Es así que la libre expresión de ideas propende al progreso del pensamiento, a su despliegue dialéctico, a su más amplia difusión, a su asunción más activa; así como también a la confrontación de diversos juicios y pareceres de forma que posibiliten hallar siempre mejores proposiciones. Es este sustancioso fluir de ideas, en su más desobstruida ventilación y en su diversa y múltiple interacción, que evoluciona el pensamiento.
Una sociedad que practica, estimula y defiende la libre expresión de ideas, es más consciente, participativa, consensual, dinámica y respetuosa de las diferencias, alentadora de la actitud cívica. De tal modo garantiza un clima ético más sano, que disuelve el ocultismo, la doble moral y el oportunismo; donde las divergencias se resuelven civilizadamente y los que opinan distinto no sean satanizados ni tenidos por adversarios, sino por conciudadanos que reflexionan desde otras perspectivas y bajo otras concepciones. Un debate serio, justo y reflexivo puede conllevar a unos y otros a desarrollar nuevos juicios y conceptos que consoliden un conocimiento más certero y fructífero.

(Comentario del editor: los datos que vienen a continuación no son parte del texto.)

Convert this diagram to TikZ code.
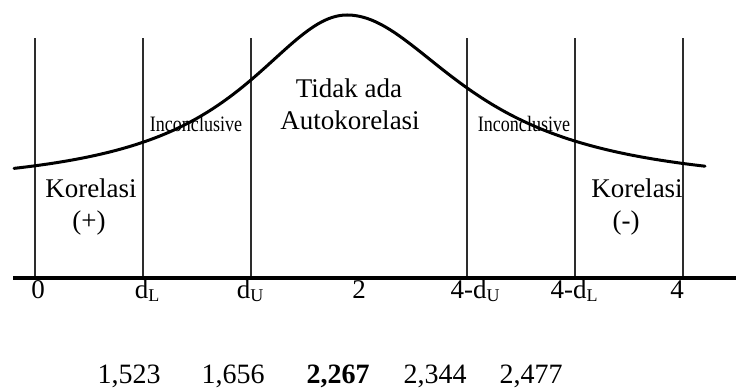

Constreñir a una persona a no poder emitir con total libertad lo que piensa es, además de una infracción de compromisos internacionales firmados por Cuba, una violación de los derechos estipulados en nuestra propia Carta Magna.

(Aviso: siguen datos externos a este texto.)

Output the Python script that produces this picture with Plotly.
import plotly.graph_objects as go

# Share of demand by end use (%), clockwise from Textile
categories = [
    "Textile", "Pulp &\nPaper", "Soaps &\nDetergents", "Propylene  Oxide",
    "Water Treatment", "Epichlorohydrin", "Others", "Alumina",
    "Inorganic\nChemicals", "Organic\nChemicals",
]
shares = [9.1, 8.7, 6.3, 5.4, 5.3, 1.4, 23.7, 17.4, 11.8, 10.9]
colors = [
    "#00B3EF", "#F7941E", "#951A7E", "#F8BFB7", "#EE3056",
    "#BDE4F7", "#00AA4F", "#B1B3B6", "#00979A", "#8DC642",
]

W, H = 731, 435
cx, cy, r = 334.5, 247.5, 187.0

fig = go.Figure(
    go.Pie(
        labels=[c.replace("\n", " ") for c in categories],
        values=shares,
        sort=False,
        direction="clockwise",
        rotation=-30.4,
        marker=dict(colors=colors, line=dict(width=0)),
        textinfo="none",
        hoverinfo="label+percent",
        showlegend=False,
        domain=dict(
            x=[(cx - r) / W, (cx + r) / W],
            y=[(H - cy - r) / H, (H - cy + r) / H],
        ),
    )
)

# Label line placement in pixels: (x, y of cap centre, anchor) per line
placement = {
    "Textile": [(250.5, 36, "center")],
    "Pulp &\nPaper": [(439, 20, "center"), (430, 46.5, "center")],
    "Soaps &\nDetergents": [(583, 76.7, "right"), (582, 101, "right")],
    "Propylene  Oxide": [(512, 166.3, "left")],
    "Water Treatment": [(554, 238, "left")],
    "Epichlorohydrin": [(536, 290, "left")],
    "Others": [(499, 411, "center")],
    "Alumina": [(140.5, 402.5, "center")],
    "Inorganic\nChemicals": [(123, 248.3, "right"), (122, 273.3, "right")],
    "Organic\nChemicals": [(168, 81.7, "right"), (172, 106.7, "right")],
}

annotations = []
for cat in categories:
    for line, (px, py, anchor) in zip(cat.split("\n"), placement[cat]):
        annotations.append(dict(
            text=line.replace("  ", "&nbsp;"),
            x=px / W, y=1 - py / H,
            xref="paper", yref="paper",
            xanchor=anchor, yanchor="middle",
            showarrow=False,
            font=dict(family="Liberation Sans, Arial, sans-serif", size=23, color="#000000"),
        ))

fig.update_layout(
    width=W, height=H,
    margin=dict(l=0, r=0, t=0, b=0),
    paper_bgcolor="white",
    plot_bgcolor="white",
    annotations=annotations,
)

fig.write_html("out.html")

Constituye no solo una injusticia contra la libre circulación del conocimiento que impide un mejor intercambio social de sus ciudadanos; es también un acto inhumano, pues priva al individuo del despliegue de sus potencialidades cognitivas, comunicativas y relacionales, por tanto lo elimina de su participación en el desarrollo del proceso social. De tal manera, lo convierte en un recluso de doctrinas ajenas prefijadas y lo excluye de la posibilidad de enriquecer y desarrollar las ideas del ámbito donde hace su vida.
Obstaculizar la libre expresión de ideas es vedar la dialéctica del pensamiento. Obstaculizar la dialéctica del pensamiento es negar el desarrollo del conocimiento. Obstaculizar el desarrollo conocimiento es encerrarnos en las tinieblas de la ignorancia y la parálisis. Debemos romper ese círculo perverso.